-------- Source records

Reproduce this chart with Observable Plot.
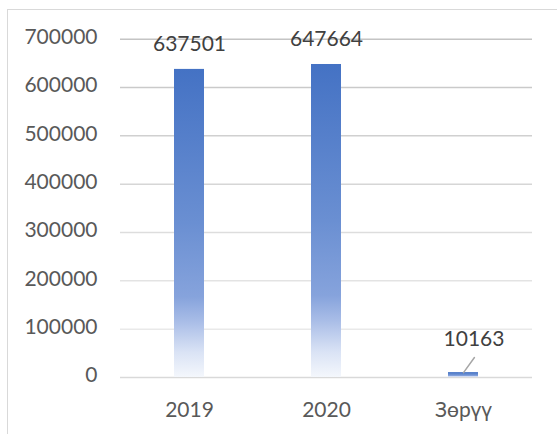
<!DOCTYPE html>
<html><head><meta charset="utf-8">
<script src="https://cdn.jsdelivr.net/npm/d3@7"></script>
<script src="https://cdn.jsdelivr.net/npm/@observablehq/plot@0.6"></script>
<style>
html,body{margin:0;padding:0;background:#fff;overflow:hidden;width:557px;height:434px;}
#frame{position:absolute;left:7px;top:9px;width:700px;height:700px;border:1.5px solid #d9d9d9;box-sizing:border-box;}
#chart{position:absolute;left:0;top:0;}
</style></head><body>
<div id="frame"></div><div id="chart"></div>
<script>
const categories = ["2019", "2020", "Зөрүү"];
const values = [637501, 647664, 10163];
const yTicks = [0, 100000, 200000, 300000, 400000, 500000, 600000, 700000];

const data = categories.map((c, i) => ({category: c, value: values[i]}));
const gridColor = d3.interpolateRgb("#efefef", "#c4c4c4");

const plot = Plot.plot({
  width: 557, height: 434,
  marginLeft: 120, marginRight: 25, marginTop: 38.7, marginBottom: 57,
  style: {fontFamily: "Lato, 'Open Sans', sans-serif", fontSize: "21px", background: "transparent", overflow: "visible"},
  x: {domain: categories, paddingInner: 0.78, paddingOuter: 0.39, label: null},
  y: {domain: [0, 700000], label: null},
  color: {type: "identity"},
  marks: [
    Plot.ruleY(yTicks, {stroke: d => d === 0 ? "#d9d9d9" : gridColor(d / 700000), strokeWidth: 1.5}),
    Plot.barY(data, {x: "category", y: "value", fill: "url(#barGrad)"}),
    Plot.axisY(yTicks, {tickSize: 0, tickPadding: 23, tickFormat: d => String(d), fill: "#595959", dy: -2, label: null}),
    Plot.axisX({tickSize: 0, tickPadding: 25, fill: "#595959", label: null}),
    Plot.text(data.slice(0, 2), {x: "category", y: "value", text: d => String(d.value), dy: -25, fill: "#404040"}),
    Plot.text(data.slice(2), {x: "category", y: "value", text: d => String(d.value), dx: 10.5, dy: -33, fill: "#404040"}),
    Plot.vector(data.slice(2), {x: "category", y: "value", length: 18.6, rotate: 36, anchor: "start", r: 0, stroke: "#a6a6a6", strokeWidth: 1.5})
  ]
});

const ns = "http://www.w3.org/2000/svg";
const defs = document.createElementNS(ns, "defs");
const grad = document.createElementNS(ns, "linearGradient");
grad.setAttribute("id", "barGrad");
grad.setAttribute("x1", "0"); grad.setAttribute("y1", "0");
grad.setAttribute("x2", "0"); grad.setAttribute("y2", "1");
[[0, "#4472c4"], [0.5, "#6a8fd2"], [0.74, "#86a3dc"], [0.82, "#a9bde7"], [0.92, "#dae3f5"], [1, "#f4f7fc"]].forEach(([o, c]) => {
  const s = document.createElementNS(ns, "stop");
  s.setAttribute("offset", o);
  s.setAttribute("stop-color", c);
  grad.appendChild(s);
});
defs.appendChild(grad);
plot.insertBefore(defs, plot.firstChild);
document.getElementById("chart").appendChild(plot);
</script>
</body></html>
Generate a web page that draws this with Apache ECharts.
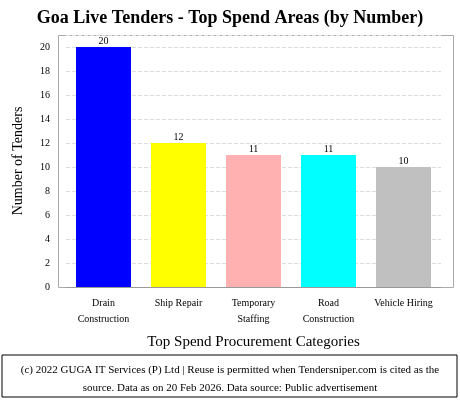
<!DOCTYPE html><html><head><meta charset="utf-8"><script src="https://cdn.jsdelivr.net/npm/echarts@6/dist/echarts.min.js"></script>
<style>body{margin:0}#c{width:460px;height:400px}</style></head><body><div id="c"></div><script>
const categories=["Drain\nConstruction","Ship Repair","Temporary\nStaffing","Road\nConstruction","Vehicle Hiring"];
const values=[20,12,11,11,10];
const colors=["#0000ff","#ffff00","#ffb0b0","#00ffff","#c0c0c0"];
const F="Liberation Serif";
const c=echarts.init(document.getElementById('c'));
c.setOption({animation:false,
title:{text:"Goa Live Tenders - Top Spend Areas (by Number)",left:'center',top:4,textStyle:{fontFamily:F,fontSize:18,fontWeight:'bold',color:'#000'}},
grid:{left:66,right:19,top:35,bottom:113},
xAxis:{type:'category',data:categories,name:"Top Spend Procurement Categories",nameLocation:'middle',nameGap:48,nameTextStyle:{fontFamily:F,fontSize:15,color:'#000'},
axisLine:{lineStyle:{color:'#999'}},axisTick:{show:false},axisLabel:{fontFamily:F,fontSize:10,color:'#000',lineHeight:16,interval:0,margin:8}},
yAxis:{type:'value',min:0,max:21,interval:2,name:"Number of Tenders",nameLocation:'middle',nameGap:41,nameTextStyle:{fontFamily:F,fontSize:14,color:'#000'},
axisLine:{show:false},axisTick:{show:false},
axisLabel:{fontFamily:F,fontSize:10,color:'#000',margin:16,formatter:v=>v%2===0&&v<=20?String(v):''},
splitLine:{lineStyle:{type:'dashed',color:'#ddd'}}},
series:[{type:'bar',data:values.map((v,i)=>({value:v,itemStyle:{color:colors[i]}})),barWidth:55,
label:{show:true,position:'top',distance:1,fontFamily:F,fontSize:10,color:'#000'}}],
graphic:[{type:'rect',shape:{x:58.5,y:35.5,width:395,height:252},style:{fill:'none',stroke:'#aaa',lineWidth:1}},
{type:'rect',shape:{x:2,y:355,width:455,height:42},style:{fill:'#fff',stroke:'#000',lineWidth:1}},
{type:'text',x:230,y:370,style:{text:"(c) 2022 GUGA IT Services (P) Ltd | Reuse is permitted when Tendersniper.com is cited as the",font:"11px 'Liberation Serif'",fill:'#000',align:'center',verticalAlign:'middle'}},
{type:'text',x:230,y:388,style:{text:"source. Data as on 20 Feb 2026. Data source: Public advertisement",font:"11px 'Liberation Serif'",fill:'#000',align:'center',verticalAlign:'middle'}}]
});
</script></body></html>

----------------

Given problem
Take the lines from the first line of the entries through the line with "500000, 600000, 700000];", inclusive, and give them again exactly, minus any pictures.

Expected output
Reproduce this chart with Observable Plot.
<!DOCTYPE html>
<html><head><meta charset="utf-8">
<script src="https://cdn.jsdelivr.net/npm/d3@7"></script>
<script src="https://cdn.jsdelivr.net/npm/@observablehq/plot@0.6"></script>
<style>
html,body{margin:0;padding:0;background:#fff;overflow:hidden;width:557px;height:434px;}
#frame{position:absolute;left:7px;top:9px;width:700px;height:700px;border:1.5px solid #d9d9d9;box-sizing:border-box;}
#chart{position:absolute;left:0;top:0;}
</style></head><body>
<div id="frame"></div><div id="chart"></div>
<script>
const categories = ["2019", "2020", "Зөрүү"];
const values = [637501, 647664, 10163];
const yTicks = [0, 100000, 200000, 300000, 400000, 500000, 600000, 700000];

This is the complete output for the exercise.